3. The Nitro Boost: Deion Burks (Oklahoma)
If the Rams let Atwell walk, they lose their only vertical stretcher. Enter Deion Burks. The Oklahoma speedster (formerly Purdue) is a pure adrenaline shot. At 5-foot-9, he’s small, but his 4.43 speed forces safeties to back up, clearing out the intermediate zones for Nacua and Adams. He’s one-dimensional compared to Williams, but that one dimension—taking the top off a defense—is exactly what the Rams lacked against Seattle’s secondary.

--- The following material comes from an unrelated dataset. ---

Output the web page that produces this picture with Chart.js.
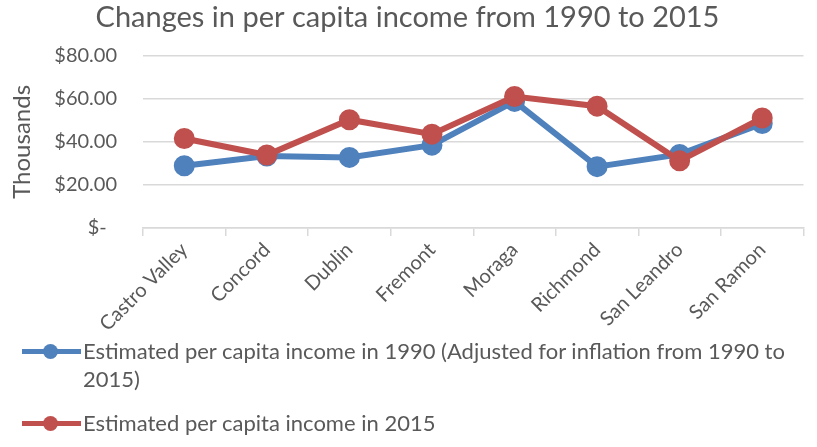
<!DOCTYPE html>
<html>
<head>
<meta charset="utf-8">
<script src="https://cdn.jsdelivr.net/npm/chart.js@4/dist/chart.umd.min.js"></script>
<style>
	body { margin: 0; background: #fff; font-family: Lato, sans-serif; }
	#wrap { position: relative; width: 817px; height: 447px; overflow: hidden; }
	#chartBox { position: absolute; left: 0; top: 0; width: 817px; height: 338px; }
	#legend { position: absolute; left: 0; top: 337px; width: 817px; color: #595959; font-size: 22px; }
	.item { position: relative; padding-left: 83px; padding-right: 14px; line-height: 28px; margin-bottom: 16px; }
	.mark { position: absolute; left: 22px; top: 12px; width: 59px; height: 5px; }
	.mark i { position: absolute; left: 21px; top: -5px; width: 15px; height: 15px; border-radius: 50%; }
</style>
</head>
<body>
<div id="wrap">
	<div id="chartBox"><canvas id="myChart"></canvas></div>
	<div id="legend"></div>
</div>
<script>
const cities = ['Castro Valley', 'Concord', 'Dublin', 'Fremont', 'Moraga', 'Richmond', 'San Leandro', 'San Ramon'];
// thousands of dollars
const income1990 = [28.9, 33.4, 32.8, 38.5, 58.8, 28.5, 34.2, 48.5];
const income2015 = [41.6, 33.9, 50.3, 43.6, 61.1, 56.6, 31.2, 51.1];
const seriesNames = ['Estimated per capita income in 1990 (Adjusted for inflation from 1990 to 2015)', 'Estimated per capita income in 2015'];
const seriesColors = ['#4f81bd', '#c0504d'];
const yTicks = [0, 20, 40, 60, 80];

const gray = '#595959';
const gridGray = '#d9d9d9';

function fmtMoney(v) {
	if (v == 0) return '$-  ';
	return '$' + v.toFixed(2);
}

const ctx = document.getElementById('myChart').getContext('2d');
const myChart = new Chart(ctx, {
	type: 'line',
	data: {
		labels: cities,
		datasets: [{
			label: seriesNames[0],
			data: income1990,
			borderColor: seriesColors[0],
			backgroundColor: seriesColors[0],
			borderWidth: 6,
			pointRadius: 7.5,
			pointHoverRadius: 7.5,
			tension: 0,
			order: 1
		}, {
			label: seriesNames[1],
			data: income2015,
			borderColor: seriesColors[1],
			backgroundColor: seriesColors[1],
			borderWidth: 6,
			pointRadius: 7.5,
			pointHoverRadius: 7.5,
			tension: 0,
			order: 0
		}]
	},
	options: {
		responsive: true,
		maintainAspectRatio: false,
		animation: false,
		layout: { padding: { top: 0, right: 10, left: 8, bottom: 0 } },
		plugins: {
			legend: { display: false },
			tooltip: { enabled: false },
			title: {
				display: true,
				text: 'Changes in per capita income from 1990 to 2015',
				color: gray,
				font: { family: 'Lato', size: 29, weight: 'normal' },
				padding: { top: 0, bottom: 21 }
			}
		},
		scales: {
			x: {
				offset: true,
				grid: {
					offset: true,
					drawOnChartArea: false,
					color: gridGray,
					tickLength: 8,
					lineWidth: 1.5
				},
				border: { color: gridGray, width: 1.5 },
				ticks: {
					color: gray,
					font: { family: 'Lato', size: 20 },
					maxRotation: 45,
					minRotation: 45,
					padding: 2
				},
				afterFit: (s) => { s.height = 110; }
			},
			y: {
				min: 0,
				max: 80,
				afterBuildTicks: (s) => { s.ticks = yTicks.map(v => ({ value: v })); },
				grid: { color: gridGray, lineWidth: 1.5, drawTicks: false },
				border: { display: false },
				ticks: {
					color: gray,
					font: { family: 'Lato', size: 20 },
					padding: 26,
					callback: (v) => fmtMoney(v)
				},
				title: {
					display: true,
					text: 'Thousands',
					color: gray,
					font: { family: 'Lato', size: 24 },
					padding: 0
				},
				afterFit: (s) => { s.width = 135; }
			}
		}
	}
});

// legend below the plot, text wraps like a normal paragraph
const legendBox = document.getElementById('legend');
seriesNames.forEach((name, i) => {
	let item = document.createElement('div');
	item.className = 'item';
	item.innerHTML = '<span class="mark" style="background:' + seriesColors[i] + '"><i style="background:' + seriesColors[i] + '"></i></span>';
	item.appendChild(document.createTextNode(name));
	legendBox.appendChild(item);
});
</script>
</body>
</html>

Playoff Implications / What’s Next
The NFC West is an arms race. Seattle’s defense is young and fast, and San Francisco isn’t going anywhere. If the Rams roll into the 2026 season relying solely on Nacua and Adams to generate 80% of their passing offense, they are flirting with disaster. General Manager Les Snead has found gold in the mid-rounds before (see: Nacua, Kupp). Striking gold on one of these three receivers isn’t just a luxury; it’s the prerequisite for giving Stafford one last legitimate shot at the Lombardi.